I got that once posted the comment, thanks!
I have a tun which I use to forward packets to some other nodes (there is not a tunnel among them). The packets that send through the tun interface are received from the service but I cannot received the responses in the tun. Do you have any solution ?
You provide very little information, so it's difficult to tell. Check that the node running the service has a route back to the tun node. Also, what does it mean "there is not a tunnel"?
Hi, Waldner,
This is an excellent tutorial!
I have a question about using tap interfaces. I'm trying to set up a tap interface on a host, where one end will be the network interface for a virtual machine. On the other side of the interface, I want to read all the outgoing VM traffic and send it to another host (or hosts) which also have VM's and taps running.

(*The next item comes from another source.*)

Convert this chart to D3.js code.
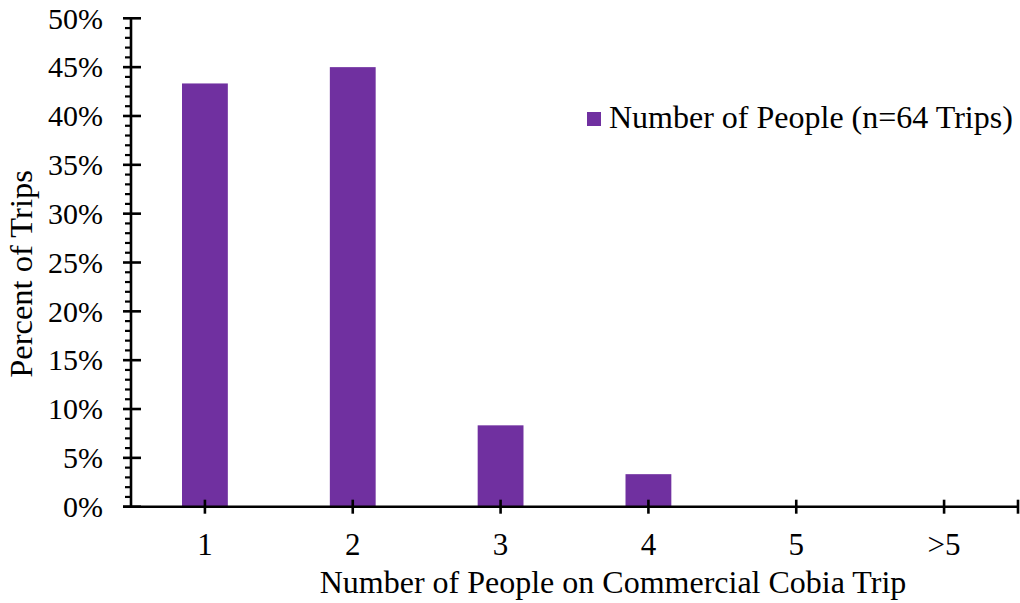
<!DOCTYPE html>
<html><head><meta charset="utf-8">
<script src="https://cdn.jsdelivr.net/npm/d3@7"></script>
<style>body{margin:0;background:#fff}text{font-family:"Liberation Serif","Times New Roman",serif;fill:#000}</style>
</head><body><svg id="c" width="1020" height="603"></svg>
<script>
const categories = ["1","2","3","4","5",">5"];
const values = [43.33, 45.0, 8.33, 3.33, 0, 0];
const yTicks = [0,5,10,15,20,25,30,35,40,45,50];
const seriesName = "Number of People (n=64 Trips)";
const xTitle = "Number of People on Commercial Cobia Trip";
const yTitle = "Percent of Trips";

const svg = d3.select("#c");
const x0 = 131, x1 = 1018, yTop = 18.3, yBot = 506.7;
const x = d3.scaleBand().domain(categories).range([x0, x1]).paddingInner(0.69).paddingOuter(0.345);
const y = d3.scaleLinear().domain([0, 50]).range([yBot, yTop]);
const color = "#7030A0";

// bars
svg.append("g").selectAll("rect").data(values.map((v,i)=>({c:categories[i],v})).filter(d=>d.v>0))
  .join("rect")
  .attr("x", d=>x(d.c)).attr("width", x.bandwidth())
  .attr("y", d=>y(d.v)).attr("height", d=>yBot - y(d.v))
  .attr("fill", color);

const sw = 2.6;
// y axis
const ya = svg.append("g");
ya.append("line").attr("x1",x0).attr("x2",x0).attr("y1",yTop).attr("y2",yBot).attr("stroke","#000").attr("stroke-width",sw);
const minor = d3.range(0, 51, 1).filter(v=>v%5!==0);
ya.selectAll(".mn").data(minor).join("line")
  .attr("x1",x0-6).attr("x2",x0).attr("y1",d=>y(d)).attr("y2",d=>y(d)).attr("stroke","#000").attr("stroke-width",2.2);
ya.selectAll(".mj").data(yTicks).join("line")
  .attr("x1",x0-8).attr("x2",x0+10).attr("y1",d=>y(d)).attr("y2",d=>y(d)).attr("stroke","#000").attr("stroke-width",sw);
ya.selectAll("text").data(yTicks).join("text")
  .attr("x",103).attr("y",d=>y(d)).attr("dy","0.34em").attr("text-anchor","end")
  .style("font-size","30px").text(d=>d+"%");

// x axis
const xa = svg.append("g");
xa.append("line").attr("x1",x0-8).attr("x2",x1).attr("y1",yBot).attr("y2",yBot).attr("stroke","#000").attr("stroke-width",sw);
const xt = categories.map(c=>x(c)+x.bandwidth()/2).concat([x1]);
xa.selectAll(".t").data(xt).join("line")
  .attr("x1",d=>d).attr("x2",d=>d).attr("y1",yBot-7).attr("y2",yBot+7).attr("stroke","#000").attr("stroke-width",sw);
xa.selectAll("text").data(categories).join("text")
  .attr("x",d=>x(d)+x.bandwidth()/2).attr("y",555).attr("text-anchor","middle")
  .style("font-size","31px").text(d=>d);

// titles
svg.append("text").attr("x",613).attr("y",593).attr("text-anchor","middle")
  .style("font-size","32px").text(xTitle);
svg.append("text").attr("transform","translate(32,274) rotate(-90)").attr("text-anchor","middle")
  .style("font-size","32.5px").text(yTitle);

// legend
svg.append("rect").attr("x",587).attr("y",112).attr("width",14).attr("height",14).attr("fill",color);
svg.append("text").attr("x",609).attr("y",128).style("font-size","32px").text(seriesName);
</script></body></html>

I've had limited success so far: I successfully capture the outgoing VM network traffic. However, it seems as though the host side of the tap interface is handling the traffic as well, and will even respond to the VM via the tap interface. I don't want it to do this! How do I disable the host's network stack for the tap interface?
Thanks,
Dan
Hi Dan,
how did you set it up? You didn't provide much detail, so there are just wild guesses:
Many virtualization platforms like KVM/virt-manager set up things so the communication between the VM and the host is via a tap interface. In those cases, the virtualization code attaches to the tap interface to relay the packets from/to the VM, so the host sees them as incoming/outgoing on the tap interface. If you're also trying to attach to the tap interface at the same time, I wouldn't be surprised (although I haven't tried) to see a race condition between your code and the virtualization code, where you step on each other's toes and end up reading only part of the data each, depending on who issues the read() call first. In this situation, packets that are not caught by your code are obviously caught by the virtualization code, which sends them to the host where they are processed.

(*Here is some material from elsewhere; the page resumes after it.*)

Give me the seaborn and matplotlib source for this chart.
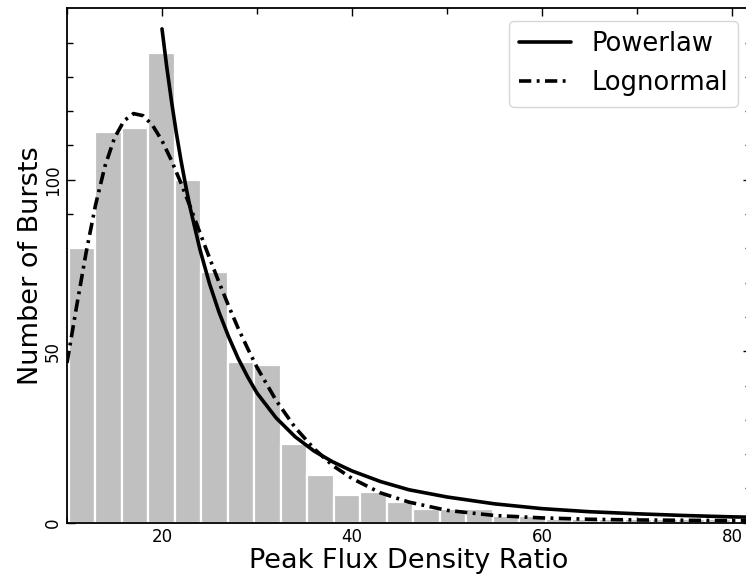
import numpy as np
import pandas as pd
import matplotlib
matplotlib.use("Agg")
import matplotlib.pyplot as plt
import seaborn as sns
from matplotlib.ticker import FixedLocator

# ---- data ----
bin_start = 10.19
bin_width = 2.79
counts = [80, 114, 115, 137, 100, 73, 47, 46, 23, 14, 8, 9, 6, 4, 4, 4,
          2, 2, 1, 1, 1, 1, 1, 1, 1]

pl_x = [20, 20.5, 21, 21.5, 22, 22.5, 23, 24, 25, 26, 27, 28, 29, 30, 32,
        34, 36, 38, 40, 43, 46, 50, 55, 60, 65, 70, 75, 80, 82]
pl_y = [144, 132.9, 122.9, 113.8, 105.6, 98.2, 91.4, 79.6, 69.7, 61.4, 54.3,
        48.0, 42.6, 37.8, 30.6, 25.1, 20.9, 17.7, 15.1, 12.0, 9.6, 7.5, 5.5,
        4.1, 3.2, 2.6, 2.1, 1.7, 1.6]

ln_x = [10, 11, 12, 13, 14, 15, 16, 17, 18, 19, 20, 21, 22, 23, 24, 25, 26,
        27, 28, 29, 30, 32, 34, 36, 38, 40, 43, 46, 50, 55, 60, 65, 70, 75,
        80, 82]
ln_y = [46.6, 62.9, 78.6, 92.6, 104.0, 112.2, 117.2, 119.3, 118.7, 115.9,
        111.4, 105.6, 99.0, 91.9, 84.5, 77.2, 70.1, 63.3, 56.8, 50.9, 45.3,
        35.7, 27.8, 21.6, 16.6, 12.9, 8.7, 6.0, 3.6, 2.1, 1.4, 1.0, 0.8, 0.7,
        0.6, 0.55]

legend_labels = ["Powerlaw", "Lognormal"]
x_label = "Peak Flux Density Ratio"
y_label = "Number of Bursts"

# ---- figure ----
sns.set_style("ticks")
plt.rcParams['font.family'] = ['DejaVu Sans']

fig = plt.figure(figsize=(7.46, 5.78), dpi=100)
ax = fig.add_axes([67 / 746, 55.3 / 578, (751 - 67) / 746, 514.4 / 578])

edges = [bin_start + bin_width * i for i in range(len(counts) + 1)]
centers = [bin_start + bin_width * (i + 0.5) for i in range(len(counts))]
df = pd.DataFrame({"x": centers, "n": counts})
sns.histplot(data=df, x="x", weights="n", bins=edges, ax=ax,
             color="#c0c0c0", edgecolor="white", linewidth=1.6, alpha=1.0)

sns.lineplot(x=pl_x, y=pl_y, ax=ax, color="black", linewidth=2.6,
             linestyle="-", label=legend_labels[0])
sns.lineplot(x=ln_x, y=ln_y, ax=ax, color="black", linewidth=2.6,
             linestyle=(0, (3.4, 1.5, 0.8, 1.5)), label=legend_labels[1])

ax.set_xlim(10, 82)
ax.set_ylim(0, 150)
ax.xaxis.set_major_locator(FixedLocator([20, 40, 60, 80]))
ax.xaxis.set_minor_locator(FixedLocator([10, 30, 50, 70]))
ax.yaxis.set_major_locator(FixedLocator([0, 50, 100]))
ax.yaxis.set_minor_locator(FixedLocator([10, 20, 30, 40, 60, 70, 80, 90,
                                         110, 120, 130, 140]))

ax.tick_params(which="both", direction="in", top=True, right=True,
               labelsize=12, width=1.0, color="black", labelcolor="black")
ax.tick_params(which="major", length=6)
ax.tick_params(which="minor", length=4)
for lab in ax.get_yticklabels():
    lab.set_rotation(90)
    lab.set_va("center")

for s in ax.spines.values():
    s.set_linewidth(1.3)
    s.set_color("black")

ax.set_xlabel(x_label, fontsize=19.5, labelpad=2, color="black")
ax.set_ylabel(y_label, fontsize=19.5, labelpad=0, color="black")

leg = ax.legend(loc="upper right", fontsize=18.5, frameon=True,
                fancybox=True, borderaxespad=0.5)
leg.get_frame().set_edgecolor("0.8")
for t in leg.get_texts():
    t.set_color("black")

fig.savefig("out.png", dpi=100)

If your code is the only entity attached to the interface and there is no contention, then you are somehow sending the packets to the tap interface thus making them visible to the host (as opposed to blocking them and sending them somewhere else, eg to another host via the network).
Finally, consider whether what you're trying to do could not be accomplished using the standard available tools (iproute2, iptables) without the need to write ad-hoc code.

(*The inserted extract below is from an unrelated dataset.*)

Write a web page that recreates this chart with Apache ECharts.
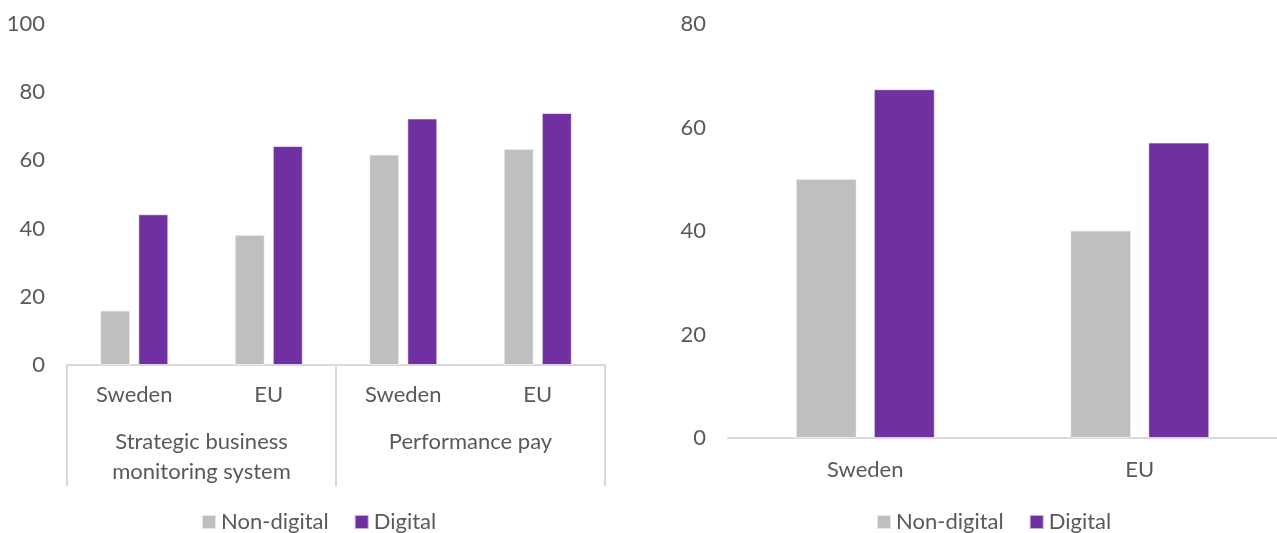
<!DOCTYPE html>
<html><head><meta charset="utf-8">
<script src="https://cdn.jsdelivr.net/npm/echarts@6/dist/echarts.min.js"></script>
<style>html,body{margin:0;padding:0;background:#fff}#c{width:1277px;height:533px}</style>
</head><body><div id="c"></div>
<script>
const seriesNames = ['Non-digital', 'Digital'];
const leftCategories = ['Sweden', 'EU', 'Sweden', 'EU'];
const leftGroups = ['Strategic business\nmonitoring system', 'Performance pay'];
const leftNonDigital = [16.0, 38.2, 61.7, 63.4];
const leftDigital = [44.2, 64.2, 72.3, 73.9];
const rightCategories = ['Sweden', 'EU'];
const rightNonDigital = [50.1, 40.1];
const rightDigital = [67.4, 57.1];
const leftTicks = [0, 20, 40, 60, 80, 100];
const rightTicks = [0, 20, 40, 60, 80];

const FONT = 'Lato, "Open Sans", sans-serif';
const FS = 22;
const TXT = '#595959';
const GREY = '#BFBFBF', PURPLE = '#7030A0';
const LINE = '#D9D9D9';

const chart = echarts.init(document.getElementById('c'), null, {renderer: 'canvas'});
const bar = (name, data, color, xi, yi, w, gap) => ({
  name, type: 'bar', data, xAxisIndex: xi, yAxisIndex: yi,
  barWidth: w, barGap: gap,
  itemStyle: {color, borderColor: 'rgba(255,255,255,0.6)', borderWidth: 1},
  emphasis: {disabled: true}
});
const legendText = {fontFamily: FONT, fontSize: FS, color: TXT};
chart.setOption({
  animation: false,
  textStyle: {fontFamily: FONT},
  legend: [
    {data: seriesNames, left: 201, top: 511, padding: 0, itemWidth: 14, itemHeight: 14, itemGap: 25,
     textStyle: legendText, icon: 'rect', selectedMode: false},
    {data: seriesNames.map(n => n + ' '), left: 876, top: 511, padding: 0, itemWidth: 14, itemHeight: 14, itemGap: 25,
     textStyle: legendText, icon: 'rect', formatter: n => n.trim(), selectedMode: false}
  ],
  grid: [
    {left: 67, right: 672, top: 24, bottom: 168, outerBoundsMode: 'none', containLabel: false},
    {left: 728, right: 0, top: 24, bottom: 95, outerBoundsMode: 'none', containLabel: false}
  ],
  xAxis: [
    {type: 'category', gridIndex: 0, data: leftCategories,
     axisLine: {lineStyle: {color: LINE, width: 2}}, axisTick: {show: false},
     axisLabel: {color: TXT, fontSize: FS, fontFamily: FONT, margin: 19}},
    {type: 'category', gridIndex: 0, position: 'bottom', data: leftGroups,
     axisLine: {show: false},
     axisTick: {show: true, length: 121, lineStyle: {color: LINE, width: 2}},
     axisLabel: {color: TXT, fontSize: FS, fontFamily: FONT, margin: 62, lineHeight: 30, verticalAlign: 'top'}},
    {type: 'category', gridIndex: 1, data: rightCategories,
     axisLine: {lineStyle: {color: LINE, width: 2}}, axisTick: {show: false},
     axisLabel: {color: TXT, fontSize: FS, fontFamily: FONT, margin: 21}}
  ],
  yAxis: [
    {type: 'value', gridIndex: 0, min: leftTicks[0], max: leftTicks[leftTicks.length - 1], interval: 20,
     axisLine: {show: false}, axisTick: {show: false}, splitLine: {show: false},
     axisLabel: {color: TXT, fontSize: FS, fontFamily: FONT, margin: 22}},
    {type: 'value', gridIndex: 1, min: rightTicks[0], max: rightTicks[rightTicks.length - 1], interval: 20,
     axisLine: {show: false}, axisTick: {show: false}, splitLine: {show: false},
     axisLabel: {color: TXT, fontSize: FS, fontFamily: FONT, margin: 22}}
  ],
  series: [
    bar(seriesNames[0], leftNonDigital, GREY, 0, 0, 30, '27%'),
    bar(seriesNames[1], leftDigital, PURPLE, 0, 0, 30, '27%'),
    bar(seriesNames[0] + ' ', rightNonDigital, GREY, 2, 1, 61, '28%'),
    bar(seriesNames[1] + ' ', rightDigital, PURPLE, 2, 1, 61, '28%')
  ]
});
</script></body></html>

Ok, I actually tried my first guess above, and if I try to connect to a tap interface that is in use (by a KVM virtual machine) I get ioctl(TUNSETIFF): Device or resource busy, so that hypothesis can be ruled out.
Still, it's difficult to tell what your problem may be without more information.
On Mac OS X there is a Kernel extensions to create virtual network interfaces: TunTap.
http://tuntaposx.sourceforge.net
Another nice multipurpose network tool: "socat". It's possible to create the simpletun-test with this tool. socat is a relay for bidirectional data transfer between two independent data channels. It has many options... :-)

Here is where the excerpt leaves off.